In a very well-balanced program, the Fine Arts Theatre this week presents two features, "Mirages de Paris," and "Dawn to Dawn," in addition to an unusually charming and ingenious Mickey Mouse cartoon entitled, "The Picnic."
Directed in the vivid, light style of Rene Clair and Ernst Lubitsch, the French film is a musical romance which manages to maintain its delightful simplicity and humor, although it does show a definite Hollywood influence by including a chorus scene of the standard Busby Herkeley type. Excellent photography and really amusing sequences more than atone for the nature of the plot, which is too juvenile to justify elucidation.
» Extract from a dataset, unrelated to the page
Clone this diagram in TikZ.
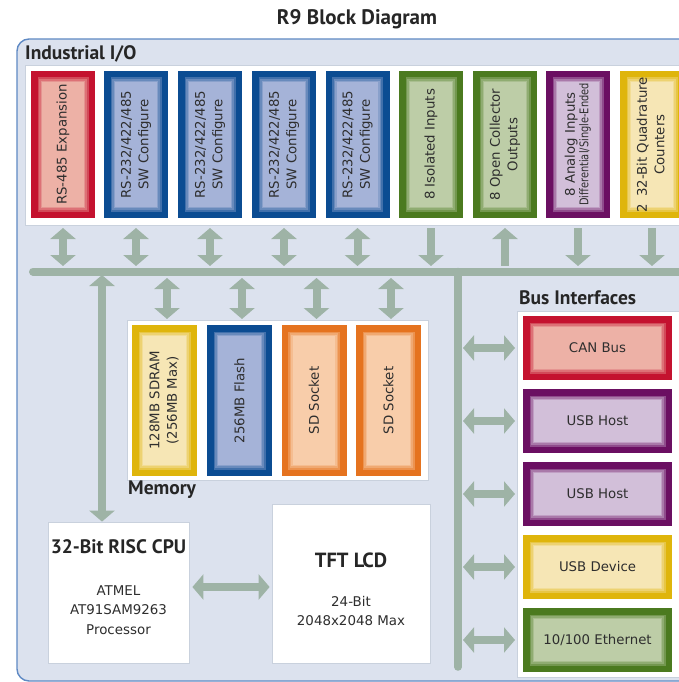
\documentclass[tikz,border=0pt]{standalone}
\usepackage{fontspec}
\usepackage{graphicx}
\usetikzlibrary{arrows.meta}
\newfontfamily\bodyfont{DejaVu Sans}
\newfontfamily\condfont[FakeStretch=0.82]{DejaVu Sans}
\newfontfamily\headfont{PT Sans}
\definecolor{redD}{HTML}{C4122F}\definecolor{redL}{HTML}{EDB1A6}
\definecolor{blueD}{HTML}{0B4C92}\definecolor{blueL}{HTML}{A5B3D8}
\definecolor{greenD}{HTML}{4B7A1F}\definecolor{greenL}{HTML}{BDCDA7}
\definecolor{purpD}{HTML}{6B0F62}\definecolor{purpL}{HTML}{D2BFD9}
\definecolor{yelD}{HTML}{DFB50B}\definecolor{yelL}{HTML}{F6E6B5}
\definecolor{oraD}{HTML}{E5731F}\definecolor{oraL}{HTML}{F8CDAA}
\definecolor{arrc}{HTML}{9EB3A6}
\definecolor{panelF}{HTML}{DCE2EE}
\definecolor{panelB}{HTML}{5F8AC4}
\definecolor{wboxB}{HTML}{C9D1DD}
\definecolor{txt}{HTML}{2E2E2E}
\begin{document}
\begin{tikzpicture}[x=1pt,y=-1pt,
  cbox/.style 2 args={draw=#1, line width=6.5pt, fill=#2, inner sep=0pt,
    path picture={
      \draw[#1!18!#2, line width=16pt] (path picture bounding box.south west) rectangle (path picture bounding box.north east);
      \draw[#1!40!#2, line width=13pt] (path picture bounding box.south west) rectangle (path picture bounding box.north east);
      \draw[#1!65!#2, line width=10pt] (path picture bounding box.south west) rectangle (path picture bounding box.north east);
    }, text=txt, font=\bodyfont\fontsize{13.3}{17.5}\selectfont},
  iobox/.style={minimum width=57.5pt, minimum height=140.5pt},
  membox/.style={minimum width=58.5pt, minimum height=144.5pt},
  busbox/.style={minimum width=142.5pt, minimum height=57.5pt},
  wbox/.style={draw=wboxB, line width=0.8pt, fill=white, inner sep=0pt},
  head/.style={font=\headfont\bfseries\fontsize{19.5}{22}\selectfont, text=black!85, inner sep=0pt},
  body/.style={font=\bodyfont\fontsize{13.4}{19.5}\selectfont, text=txt, inner sep=0pt, align=center},
  busline/.style={draw=arrc, line width=8pt, line cap=round},
  arr/.style={draw=arrc, line width=8pt},
  tip/.tip={Triangle[length=11pt,width=25pt]},
  dbl/.style={arr, tip-tip},
  dn/.style={arr, -tip},
  up/.style={arr, tip-},
]
\useasboundingbox (0,0) rectangle (679,682);
\clip (0,0) rectangle (679,682);
\fill[white] (0,0) rectangle (679,682);

% title
\node[head, font=\headfont\bfseries\fontsize{21}{24}\selectfont] (title) at (357,19) {R9 Block Diagram};

% outer panel
\draw[panelB, fill=panelF, line width=1.4pt, rounded corners=12pt] (17,39) rectangle (720,681);

% Industrial I/O band
\node[head, anchor=west] (iolabel) at (25,54) {Industrial I/O};
\node[wbox, anchor=north west, minimum width=700pt, minimum height=160pt] (ioband) at (25,65) {};

\node[cbox={redD}{redL}, iobox] (io1) at (63,144.5) {\rotatebox{90}{RS-485 Expansion}};
\node[cbox={blueD}{blueL}, iobox] (io2) at (136,144.5) {\rotatebox{90}{\begin{tabular}{@{}c@{}}RS-232/422/485\\SW Configure\end{tabular}}};
\node[cbox={blueD}{blueL}, iobox] (io3) at (210,144.5) {\rotatebox{90}{\begin{tabular}{@{}c@{}}RS-232/422/485\\SW Configure\end{tabular}}};
\node[cbox={blueD}{blueL}, iobox] (io4) at (284,144.5) {\rotatebox{90}{\begin{tabular}{@{}c@{}}RS-232/422/485\\SW Configure\end{tabular}}};
\node[cbox={blueD}{blueL}, iobox] (io5) at (357.5,144.5) {\rotatebox{90}{\begin{tabular}{@{}c@{}}RS-232/422/485\\SW Configure\end{tabular}}};
\node[cbox={greenD}{greenL}, iobox] (io6) at (431,144.5) {\rotatebox{90}{8 Isolated Inputs}};
\node[cbox={greenD}{greenL}, iobox] (io7) at (505,144.5) {\rotatebox{90}{\begin{tabular}{@{}c@{}}8 Open Collector\\Outputs\end{tabular}}};
\node[cbox={purpD}{purpL}, iobox] (io8) at (578,144.5) {\rotatebox{90}{\begin{tabular}{@{}c@{}}8 Analog Inputs\\[-4pt]{\condfont\fontsize{12}{14}\selectfont Differential/Single-Ended}\end{tabular}}};
\node[cbox={yelD}{yelL}, iobox] (io9) at (652,144.5) {\rotatebox{90}{\begin{tabular}{@{}c@{}}2\hspace{7pt}32-Bit Quadrature\\Counters\end{tabular}}};

% main bus
\coordinate (busL) at (33,271.5);
\coordinate (busR) at (700,271.5);
\coordinate (vbTop) at (458,271.5);
\coordinate (vbBot) at (458,667);
\draw[busline] (busL) -- (busR);
\draw[busline, line width=7.5pt] (vbTop) -- (vbBot);

% I/O arrows
\foreach \n in {io1,io2,io3,io4,io5}{
  \draw[dbl, shorten <=10pt, shorten >=5.5pt] (\n.south) -- (\n.south |- busL);
}
\draw[dn, shorten <=10pt, shorten >=5.5pt] (io6.south) -- (io6.south |- busL);
\draw[up, shorten <=10pt, shorten >=5.5pt] (io7.south) -- (io7.south |- busL);
\draw[dn, shorten <=10pt, shorten >=5.5pt] (io8.south) -- (io8.south |- busL);
\draw[dn, shorten <=10pt, shorten >=5.5pt] (io9.south) -- (io9.south |- busL);

% Memory
\node[wbox, minimum width=301pt, minimum height=160pt] (memband) at (277.5,400) {};
\node[head, anchor=west] (memlabel) at (128,490) {Memory};
\node[cbox={yelD}{yelL}, membox] (m1) at (164.5,400.5) {\rotatebox{90}{\begin{tabular}{@{}c@{}}128MB SDRAM\\(256MB Max)\end{tabular}}};
\node[cbox={blueD}{blueL}, membox] (m2) at (239.5,400.5) {\rotatebox{90}{256MB Flash}};
\node[cbox={oraD}{oraL}, membox] (m3) at (314,400.5) {\rotatebox{90}{SD Socket}};
\node[cbox={oraD}{oraL}, membox] (m4) at (388.5,400.5) {\rotatebox{90}{SD Socket}};
\foreach \n in {m1,m2,m3,m4}{
  \draw[dbl, shorten <=6.5pt, shorten >=6pt] ([xshift=2.5pt]\n.north |- busL) -- ([xshift=2.5pt]\n.north);
}

% CPU and TFT
\node[wbox, minimum width=141pt, minimum height=141pt] (cpu) at (118.5,592.5) {};
\node[head] (cputitle) at (118.5,547) {32-Bit RISC CPU};
\node[body] (cputext) at (118.5,610) {ATMEL\\AT91SAM9263\\Processor};
\node[wbox, minimum width=158pt, minimum height=159pt] (tft) at (351,583.5) {};
\node[head, font=\headfont\bfseries\fontsize{20.5}{23}\selectfont] (tfttitle) at (351,560) {TFT LCD};
\node[body] (tfttext) at (351,611) {24-Bit\\2048x2048 Max};
\draw[dbl, shorten <=3pt, shorten >=2pt] (cpu.east |- 0,587) -- (tft.west |- 0,587);

\draw[dbl, shorten <=3.5pt] ([xshift=-16.5pt]cpu.north |- busL) -- ([xshift=-16.5pt]cpu.north);

% Bus interfaces
\node[head, anchor=west] (buslabel) at (519,298) {Bus Interfaces};
\node[wbox, anchor=north west, minimum width=200pt, minimum height=366pt] (busband) at (517,311) {};
\node[cbox={redD}{redL}, busbox] (b1) at (597.5,348) {CAN Bus};
\node[cbox={purpD}{purpL}, busbox] (b2) at (597.5,421) {USB Host};
\node[cbox={purpD}{purpL}, busbox] (b3) at (597.5,494) {USB Host};
\node[cbox={yelD}{yelL}, busbox] (b4) at (597.5,567) {USB Device};
\node[cbox={greenD}{greenL}, busbox] (b5) at (597.5,640) {10/100 Ethernet};
\foreach \n in {b1,b2,b3,b4,b5}{
  \draw[dbl, shorten <=5pt, shorten >=8pt] (vbTop |- \n.west) -- (\n.west);
}
\end{tikzpicture}
\end{document}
The second feature. "Dawn to Dawn," was known earlier in its life as "The Black Dawn." Filmed against the solomn background of a desolate middle- western farm it is a profoundly stirring drama. The farmer, an invalid in mind and body, has developed a powerful and selfish love for his daughter and his every effort is directed toward keeping her for himself. The girl, excellently portrayed by Julie Hayden, has grown up in the barren solitude of the plains, and until the strange young man appears, she seems mechanical and devoid of emotion. Her casual meeting with the traveler arouses all her suppressed feelings, and the climax is reached when the father discovers the two together. The girl turns against her father, and he dies. The young man goes on his way, and she is now completely forsaken. Classic in its simplicity and directness, it bears eloquent testimony to the possibilities of the screen.